Lubertha Johnson was a Las Vegas community activist who helped other community leaders organize strikes.
Johnson was born in 1906 on a Mississippi farm, and raised by her grandmother. She had originally planned to be a teacher, but due to the Great Depression and her father’s ill health, she was instead forced to join her family in Chicago to help support them. Along with her family, Johnson moved to Las Vegas in 1943 where she found work as a recreational director at the federally funded Carver Park housing project. The Carver Park housing project provided shelter for the black workers at Basic Magnesium Incorporated (BMI), the plant that processed magnesium for aircraft and bombs during World War II.
While working at the housing project, Johnson took an active interest in African American life in Southern Nevada, based on her family’s belief that accomplishment came from education—and she accomplished a lot in Las Vegas. Johnson organized the Tenants Council at Carver Park which was her first major accomplishment as an activist. The Council organized discussion sessions around various topics, especially racial discrimination at the plant. These discussions led to black men organizing and staging a strike in October 1943.
Johnson left Carver Park and became familiar with the Westside community, becoming active in the NAACP. She married in 1945 and she and her husband began looking to buy property, but they were only allowed to purchase land in the Westside community. Johnson later enrolled in nurse training courses and worked for seventeen years at Southern Nevada Hospital, gradually giving up all attachments to the ranch and moving into the city. Prior to the 1960s, public swimming pools, restaurants, hotels, and gambling establishments did not allow blacks to use the facilities. Movie theaters limited the areas where blacks could sit to either the back or a certain side of the auditorium.

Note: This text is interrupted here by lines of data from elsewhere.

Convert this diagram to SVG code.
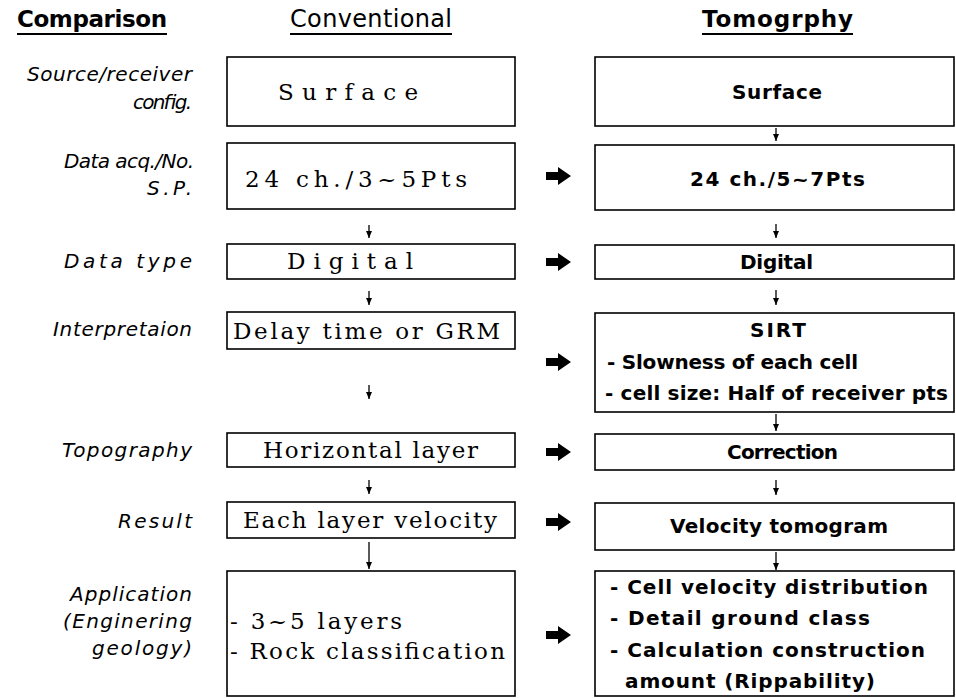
<svg xmlns="http://www.w3.org/2000/svg" width="956" height="698" viewBox="0 0 956 698">
<defs>
<marker id="ah" markerUnits="userSpaceOnUse" markerWidth="8" markerHeight="8" refX="7" refY="3" orient="auto">
<path d="M0,0 L7,3 L0,6 z" fill="#000"/>
</marker>
<path id="big" d="M0,-4 h12 v-5 l13,9 l-13,9 v-5 h-12 z"/>
</defs>
<style>
.box{fill:#fff;stroke:#000;stroke-width:1.6}
.hd{font-family:"DejaVu Sans","Liberation Sans",sans-serif;font-size:24px;fill:#000}
.hb{font-family:"DejaVu Sans","Liberation Sans",sans-serif;font-size:23px;font-weight:bold;fill:#000}
.lb{font-family:"DejaVu Sans","Liberation Sans",sans-serif;font-size:20px;font-style:italic;fill:#000}
.cv{font-family:"DejaVu Serif","Liberation Serif",serif;font-size:23px;fill:#000}
.tm{font-family:"DejaVu Sans","Liberation Sans",sans-serif;font-size:20px;font-weight:bold;fill:#000}
.ul{stroke:#000;stroke-width:2}
.sa{stroke:#000;stroke-width:1.3;fill:none;marker-end:url(#ah)}
</style>
<rect width="956" height="698" fill="#fff"/>

<g id="headers">
<text class="hb" x="17" y="27" textLength="150" lengthAdjust="spacing">Comparison</text>
<line class="ul" x1="17" y1="34" x2="167" y2="34"/>
<text class="hd" x="290" y="27" textLength="162" lengthAdjust="spacing">Conventional</text>
<line class="ul" x1="290" y1="34" x2="452" y2="34"/>
<text class="hb" x="702" y="27" textLength="151" lengthAdjust="spacing">Tomogrphy</text>
<line class="ul" x1="702" y1="34" x2="853" y2="34"/>
</g>

<g id="labels">
<text class="lb" x="27" y="81" textLength="165" lengthAdjust="spacing">Source/receiver</text>
<text class="lb" x="133" y="109" textLength="59" lengthAdjust="spacing">config.</text>
<text class="lb" x="64" y="168" textLength="130" lengthAdjust="spacing">Data acq./No.</text>
<text class="lb" x="147" y="195" textLength="45" lengthAdjust="spacing">S.P.</text>
<text class="lb" x="64" y="268" textLength="128" lengthAdjust="spacing">Data type</text>
<text class="lb" x="53" y="336" textLength="139" lengthAdjust="spacing">Interpretaion</text>
<text class="lb" x="62" y="457" textLength="130" lengthAdjust="spacing">Topography</text>
<text class="lb" x="118" y="528" textLength="74" lengthAdjust="spacing">Result</text>
<text class="lb" x="70" y="601" textLength="122" lengthAdjust="spacing">Application</text>
<text class="lb" x="63" y="628" textLength="129" lengthAdjust="spacing">(Enginering</text>
<text class="lb" x="92" y="655" textLength="100" lengthAdjust="spacing">geology)</text>
</g>

<g id="conv-config">
<rect class="box" x="227" y="57" width="288" height="69"/>
<text class="cv" x="278" y="100" textLength="140" lengthAdjust="spacing">Surface</text>
</g>
<g id="conv-acq">
<rect class="box" x="227" y="143" width="288" height="66"/>
<text class="cv" x="245" y="187" textLength="222" lengthAdjust="spacing">24 ch./3~5Pts</text>
</g>
<g id="conv-type">
<rect class="box" x="227" y="244" width="288" height="35"/>
<text class="cv" x="287" y="269" textLength="126" lengthAdjust="spacing">Digital</text>
</g>
<g id="conv-interp">
<rect class="box" x="227" y="312" width="288" height="37"/>
<text class="cv" x="233" y="339" textLength="267" lengthAdjust="spacing">Delay time or GRM</text>
</g>
<g id="conv-topo">
<rect class="box" x="227" y="433" width="288" height="34"/>
<text class="cv" x="263" y="458" textLength="215" lengthAdjust="spacing">Horizontal layer</text>
</g>
<g id="conv-result">
<rect class="box" x="227" y="502" width="288" height="36"/>
<text class="cv" x="243" y="528" textLength="254" lengthAdjust="spacing">Each layer velocity</text>
</g>
<g id="conv-app">
<rect class="box" x="227" y="571" width="288" height="125"/>
<text class="cv" x="230" y="629" textLength="172" lengthAdjust="spacing">- 3~5 layers</text>
<text class="cv" x="230" y="659" textLength="275" lengthAdjust="spacing">- Rock classification</text>
</g>

<g id="tomo-config">
<rect class="box" x="595" y="57" width="359" height="69"/>
<text class="tm" x="732" y="99" textLength="90" lengthAdjust="spacing">Surface</text>
</g>
<g id="tomo-acq">
<rect class="box" x="595" y="145" width="359" height="65"/>
<text class="tm" x="690" y="186" textLength="175" lengthAdjust="spacing">24 ch./5~7Pts</text>
</g>
<g id="tomo-type">
<rect class="box" x="595" y="245" width="359" height="34"/>
<text class="tm" x="740" y="269" textLength="73" lengthAdjust="spacing">Digital</text>
</g>
<g id="tomo-interp">
<rect class="box" x="595" y="313" width="359" height="99"/>
<text class="tm" x="750" y="337" textLength="56" lengthAdjust="spacing">SIRT</text>
<text class="tm" x="607" y="369" textLength="251" lengthAdjust="spacing">- Slowness of each cell</text>
<text class="tm" x="605" y="400" textLength="343" lengthAdjust="spacing">- cell size: Half of receiver pts</text>
</g>
<g id="tomo-topo">
<rect class="box" x="595" y="434" width="359" height="36"/>
<text class="tm" x="727" y="459" textLength="111" lengthAdjust="spacing">Correction</text>
</g>
<g id="tomo-result">
<rect class="box" x="595" y="503" width="359" height="47"/>
<text class="tm" x="670" y="533" textLength="218" lengthAdjust="spacing">Velocity tomogram</text>
</g>
<g id="tomo-app">
<rect class="box" x="595" y="571" width="359" height="125"/>
<text class="tm" x="610" y="594" textLength="318" lengthAdjust="spacing">- Cell velocity distribution</text>
<text class="tm" x="610" y="625" textLength="260" lengthAdjust="spacing">- Detail ground class</text>
<text class="tm" x="610" y="657" textLength="315" lengthAdjust="spacing">- Calculation construction</text>
<text class="tm" x="625" y="688" textLength="250" lengthAdjust="spacing">amount (Rippability)</text>
</g>

<g id="connectors">
<path class="sa" d="M369,225 V238"/>
<path class="sa" d="M369,291 V305"/>
<path class="sa" d="M369,385 V399"/>
<path class="sa" d="M369,480 V494"/>
<path class="sa" d="M369,542 V569"/>
<path class="sa" d="M776,128 V141"/>
<path class="sa" d="M776,224 V238"/>
<path class="sa" d="M776,290 V305"/>
<path class="sa" d="M776,414 V431"/>
<path class="sa" d="M776,480 V495"/>
<path class="sa" d="M776,552 V570"/>
<use href="#big" x="546" y="176"/>
<use href="#big" x="546" y="262"/>
<use href="#big" x="546" y="362"/>
<use href="#big" x="546" y="452"/>
<use href="#big" x="546" y="522"/>
<use href="#big" x="546" y="635"/>
</g>
</svg>
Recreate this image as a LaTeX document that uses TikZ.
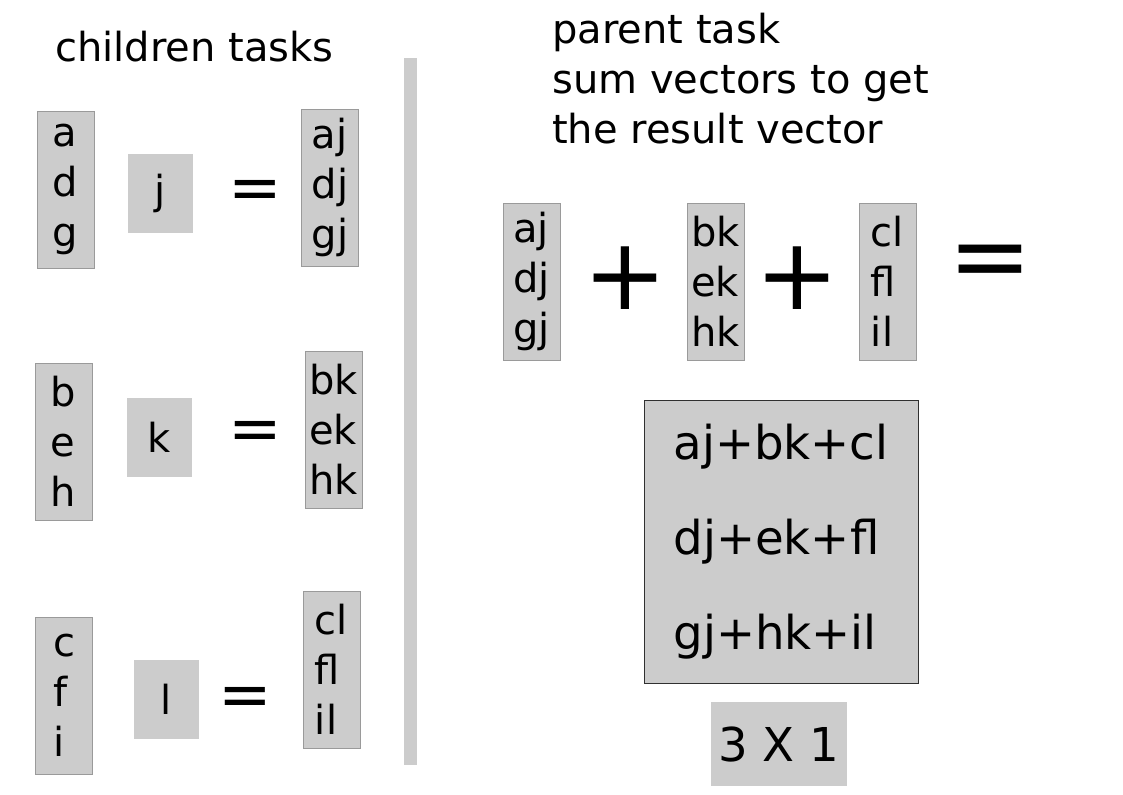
\documentclass[tikz,border=0pt]{standalone}
\usepackage{fontspec}
\setmainfont{DejaVu Sans}
\usepackage{tikz}
\usetikzlibrary{positioning}

\definecolor{boxgray}{HTML}{CCCCCC}
\definecolor{edgegray}{HTML}{9A9A9A}
\definecolor{darkedge}{HTML}{303030}

\begin{document}
\begin{tikzpicture}
			[
				x=0.75pt,
				y=-0.75pt,
				title/.style={anchor=north west,inner sep=0pt,align=left,font=\fontsize{30}{37.5}\selectfont},
				colbox/.style={fill=boxgray,draw=edgegray,line width=0.6pt,inner sep=0pt,minimum width=42.75pt,minimum height=117.75pt,align=left,font=\fontsize{30}{37.5}\selectfont},
				scalarbox/.style={fill=boxgray,inner sep=0pt,minimum width=48.75pt,minimum height=59.25pt,font=\fontsize{30}{37.5}\selectfont},
				eqsign/.style={inner sep=0pt,font=\fontsize{48}{48}\selectfont},
				bigsign/.style={inner sep=0pt,font=\fontsize{75}{75}\selectfont},
				resultbox/.style={fill=boxgray,draw=darkedge,line width=0.6pt,inner sep=0pt,minimum width=205.5pt,minimum height=212.25pt,align=left,font=\fontsize{35}{71.25}\selectfont},
				sizebox/.style={fill=boxgray,inner sep=0pt,minimum width=102pt,minimum height=63pt,font=\fontsize{35}{42}\selectfont}
			]

			\useasboundingbox (0,0) rectangle (1123,794);

			% titles
			\node[title] (childtitle) at (  55, 31 ) {children tasks};
			\node[title] (parenttitle) at ( 552, 13 ) {parent task\\sum vectors to get\\the result vector};

			% children tasks
			\node[colbox] (cola) at (  65.5, 189.5 ) {a\\d\\g};
			\node[scalarbox] (sj) at ( 160.5, 193.5 ) {j};
			\node[eqsign] (eqa) at ( 255, 195 ) {=};
			\node[colbox] (resa) at ( 330, 187.5 ) {aj\\dj\\gj};

			\node[colbox] (colb) at (  63.5, 441.5 ) {b\\e\\h};
			\node[scalarbox] (sk) at ( 159.5, 437.5 ) {k};
			\node[eqsign] (eqb) at ( 255, 436 ) {=};
			\node[colbox] (resb) at ( 333.5, 429.5 ) {bk\\ek\\hk};

			\node[colbox] (colc) at (  64, 695.5 ) {c\\f\\i};
			\node[scalarbox] (sl) at ( 166, 699 ) {l};
			\node[eqsign] (eqc) at ( 245, 702 ) {=};
			\node[colbox] (resc) at ( 331.5, 669.5 ) {cl\\fl\\il};

			% divider
			\fill[boxgray] ( 404, 58 ) rectangle ( 417, 765 );

			% parent task
			\node[colbox] (suma) at ( 531.5, 281.5 ) {aj\\dj\\gj};
			\node[bigsign] (plusa) at ( 625, 278 ) {+};
			\node[colbox] (sumb) at ( 715.5, 281.5 ) {bk\\ek\\hk};
			\node[bigsign] (plusb) at ( 797, 278 ) {+};
			\node[colbox] (sumc) at ( 887.5, 281.5 ) {cl\\fl\\il};
			\node[bigsign] (eqsum) at ( 990, 268 ) {=};

			\node[resultbox] (result) at ( 781, 541.5 ) {aj+bk+cl\\dj+ek+fl\\gj+hk+il};
			\node[sizebox] (size) at ( 779, 744 ) {3 X 1};

		\end{tikzpicture}
\end{document}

Because Johnson was not fearful of speaking out against inequality as she did in Mississippi, she and her friends began to stage their own protests. They would sit in the center of movie theaters and restaurants where they would remain until the police arrived. Consequently, they were thrown out of many places.
“The act of protest that Johnson remembered best was when Josephine Baker performed at the El Rancho Hotel in the early 1950s under a contract that allowed an integrated audience. On the second night of her performance, the hotel stated that since they had adhered to the contract once, they would not have to allow blacks in on the second evening of her engagement. The fifteen or twenty black audience members, including Johnson, walked into the showroom with Baker but were refused service. So, Baker refused to perform; instead, she just sat on stage and did nothing. Once her black guests were served, she put on her show.”
Johnson’s greatest work materialized under a multi-faceted poverty program. She ran the portion of the program that sponsored the Head Start Initiative. She named it Operation Independence. She served as director for twenty-one years, retiring at the age of eighty-one, three years before she died in 1990.